[Your instructions]: Reproduce the listing word for word, leaving every picture behind.

** begin **

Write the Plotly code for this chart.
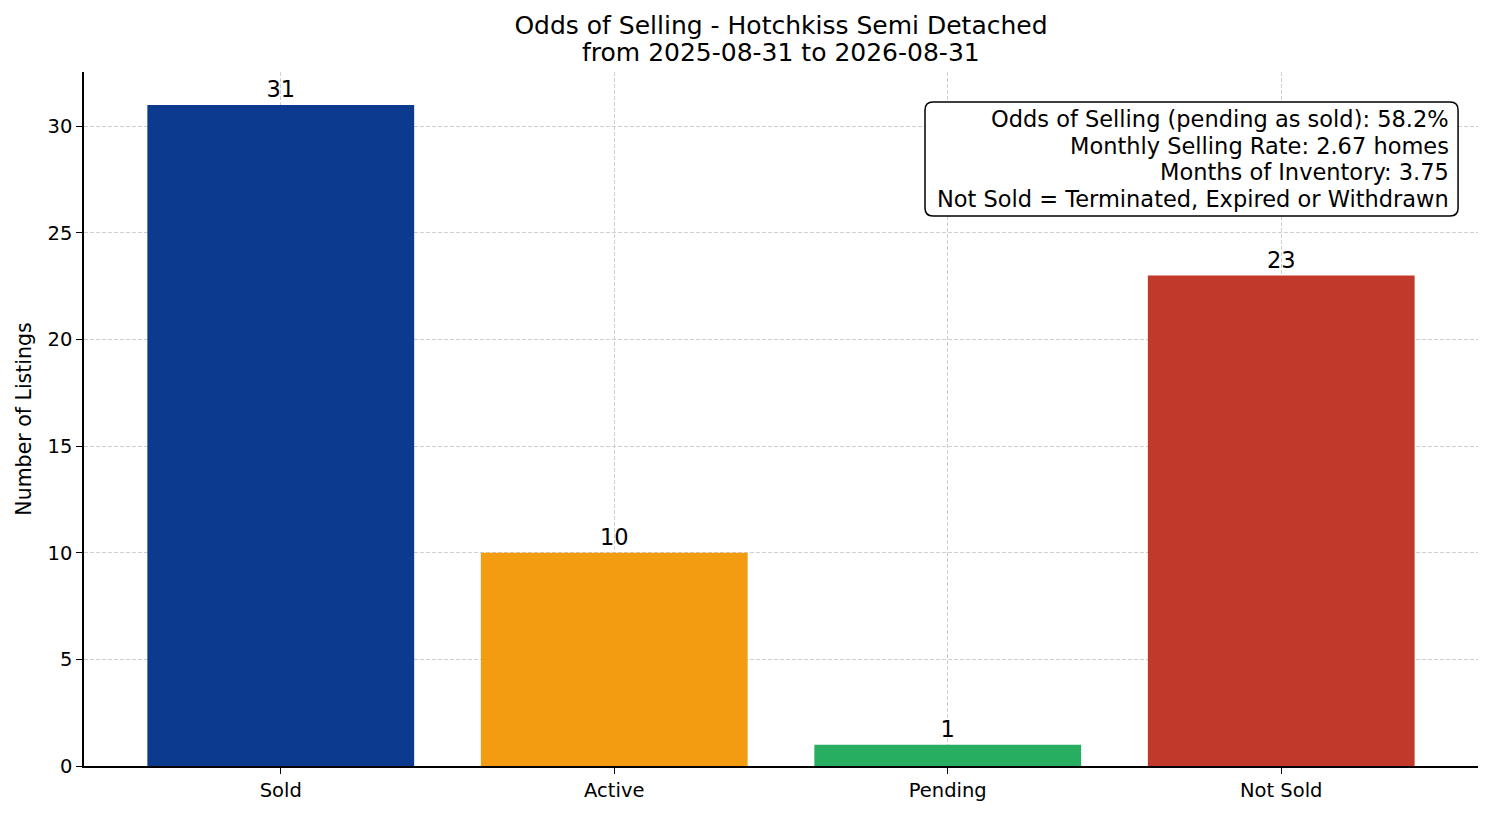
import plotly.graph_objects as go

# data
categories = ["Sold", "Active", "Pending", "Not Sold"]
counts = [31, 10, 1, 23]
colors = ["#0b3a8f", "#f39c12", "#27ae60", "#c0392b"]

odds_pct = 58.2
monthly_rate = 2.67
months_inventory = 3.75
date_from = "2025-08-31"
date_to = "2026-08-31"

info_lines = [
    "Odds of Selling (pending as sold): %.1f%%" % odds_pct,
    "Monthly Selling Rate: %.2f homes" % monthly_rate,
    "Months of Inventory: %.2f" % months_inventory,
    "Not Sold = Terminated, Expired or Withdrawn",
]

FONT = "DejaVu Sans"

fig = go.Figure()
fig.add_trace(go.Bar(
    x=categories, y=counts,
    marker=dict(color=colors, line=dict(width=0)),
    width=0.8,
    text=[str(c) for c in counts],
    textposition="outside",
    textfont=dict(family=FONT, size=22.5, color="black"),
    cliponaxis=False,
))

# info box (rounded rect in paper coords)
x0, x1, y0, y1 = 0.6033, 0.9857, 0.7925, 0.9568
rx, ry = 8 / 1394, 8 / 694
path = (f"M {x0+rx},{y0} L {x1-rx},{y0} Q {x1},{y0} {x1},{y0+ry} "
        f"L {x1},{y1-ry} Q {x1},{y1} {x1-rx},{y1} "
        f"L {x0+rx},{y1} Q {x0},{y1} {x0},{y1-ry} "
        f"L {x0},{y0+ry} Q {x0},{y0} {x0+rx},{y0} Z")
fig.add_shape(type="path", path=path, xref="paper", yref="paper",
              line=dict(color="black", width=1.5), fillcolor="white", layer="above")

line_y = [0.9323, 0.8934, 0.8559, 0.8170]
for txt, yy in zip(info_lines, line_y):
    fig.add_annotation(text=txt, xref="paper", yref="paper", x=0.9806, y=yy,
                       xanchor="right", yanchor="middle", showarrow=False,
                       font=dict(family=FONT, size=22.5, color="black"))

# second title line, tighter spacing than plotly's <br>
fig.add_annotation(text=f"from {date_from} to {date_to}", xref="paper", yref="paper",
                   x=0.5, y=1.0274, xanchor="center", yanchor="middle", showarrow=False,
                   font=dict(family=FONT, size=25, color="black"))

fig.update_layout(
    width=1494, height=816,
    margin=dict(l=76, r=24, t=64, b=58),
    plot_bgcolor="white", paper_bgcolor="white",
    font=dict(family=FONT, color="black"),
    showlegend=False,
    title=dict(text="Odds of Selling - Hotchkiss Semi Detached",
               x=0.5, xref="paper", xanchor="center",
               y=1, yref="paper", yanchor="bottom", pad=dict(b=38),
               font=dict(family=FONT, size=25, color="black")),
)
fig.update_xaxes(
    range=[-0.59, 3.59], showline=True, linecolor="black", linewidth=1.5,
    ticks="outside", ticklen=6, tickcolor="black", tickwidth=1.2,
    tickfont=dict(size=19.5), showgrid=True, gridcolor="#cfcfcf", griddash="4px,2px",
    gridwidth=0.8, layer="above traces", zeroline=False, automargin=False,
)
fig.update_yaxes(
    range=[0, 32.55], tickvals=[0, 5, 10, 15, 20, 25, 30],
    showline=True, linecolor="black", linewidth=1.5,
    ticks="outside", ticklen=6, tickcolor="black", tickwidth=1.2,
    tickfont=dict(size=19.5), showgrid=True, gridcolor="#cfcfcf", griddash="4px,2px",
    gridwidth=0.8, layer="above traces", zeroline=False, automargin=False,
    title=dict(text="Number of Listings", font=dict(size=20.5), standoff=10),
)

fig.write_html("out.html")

** end **

[Response]:
Write the Plotly code for this chart.
import plotly.graph_objects as go

# data
categories = ["Sold", "Active", "Pending", "Not Sold"]
counts = [31, 10, 1, 23]
colors = ["#0b3a8f", "#f39c12", "#27ae60", "#c0392b"]

odds_pct = 58.2
monthly_rate = 2.67
months_inventory = 3.75
date_from = "2025-08-31"
date_to = "2026-08-31"

info_lines = [
    "Odds of Selling (pending as sold): %.1f%%" % odds_pct,
    "Monthly Selling Rate: %.2f homes" % monthly_rate,
    "Months of Inventory: %.2f" % months_inventory,
    "Not Sold = Terminated, Expired or Withdrawn",
]

FONT = "DejaVu Sans"

fig = go.Figure()
fig.add_trace(go.Bar(
    x=categories, y=counts,
    marker=dict(color=colors, line=dict(width=0)),
    width=0.8,
    text=[str(c) for c in counts],
    textposition="outside",
    textfont=dict(family=FONT, size=22.5, color="black"),
    cliponaxis=False,
))

# info box (rounded rect in paper coords)
x0, x1, y0, y1 = 0.6033, 0.9857, 0.7925, 0.9568
rx, ry = 8 / 1394, 8 / 694
path = (f"M {x0+rx},{y0} L {x1-rx},{y0} Q {x1},{y0} {x1},{y0+ry} "
        f"L {x1},{y1-ry} Q {x1},{y1} {x1-rx},{y1} "
        f"L {x0+rx},{y1} Q {x0},{y1} {x0},{y1-ry} "
        f"L {x0},{y0+ry} Q {x0},{y0} {x0+rx},{y0} Z")
fig.add_shape(type="path", path=path, xref="paper", yref="paper",
              line=dict(color="black", width=1.5), fillcolor="white", layer="above")

line_y = [0.9323, 0.8934, 0.8559, 0.8170]
for txt, yy in zip(info_lines, line_y):
    fig.add_annotation(text=txt, xref="paper", yref="paper", x=0.9806, y=yy,
                       xanchor="right", yanchor="middle", showarrow=False,
                       font=dict(family=FONT, size=22.5, color="black"))

# second title line, tighter spacing than plotly's <br>
fig.add_annotation(text=f"from {date_from} to {date_to}", xref="paper", yref="paper",
                   x=0.5, y=1.0274, xanchor="center", yanchor="middle", showarrow=False,
                   font=dict(family=FONT, size=25, color="black"))

fig.update_layout(
    width=1494, height=816,
    margin=dict(l=76, r=24, t=64, b=58),
    plot_bgcolor="white", paper_bgcolor="white",
    font=dict(family=FONT, color="black"),
    showlegend=False,
    title=dict(text="Odds of Selling - Hotchkiss Semi Detached",
               x=0.5, xref="paper", xanchor="center",
               y=1, yref="paper", yanchor="bottom", pad=dict(b=38),
               font=dict(family=FONT, size=25, color="black")),
)
fig.update_xaxes(
    range=[-0.59, 3.59], showline=True, linecolor="black", linewidth=1.5,
    ticks="outside", ticklen=6, tickcolor="black", tickwidth=1.2,
    tickfont=dict(size=19.5), showgrid=True, gridcolor="#cfcfcf", griddash="4px,2px",
    gridwidth=0.8, layer="above traces", zeroline=False, automargin=False,
)
fig.update_yaxes(
    range=[0, 32.55], tickvals=[0, 5, 10, 15, 20, 25, 30],
    showline=True, linecolor="black", linewidth=1.5,
    ticks="outside", ticklen=6, tickcolor="black", tickwidth=1.2,
    tickfont=dict(size=19.5), showgrid=True, gridcolor="#cfcfcf", griddash="4px,2px",
    gridwidth=0.8, layer="above traces", zeroline=False, automargin=False,
    title=dict(text="Number of Listings", font=dict(size=20.5), standoff=10),
)

fig.write_html("out.html")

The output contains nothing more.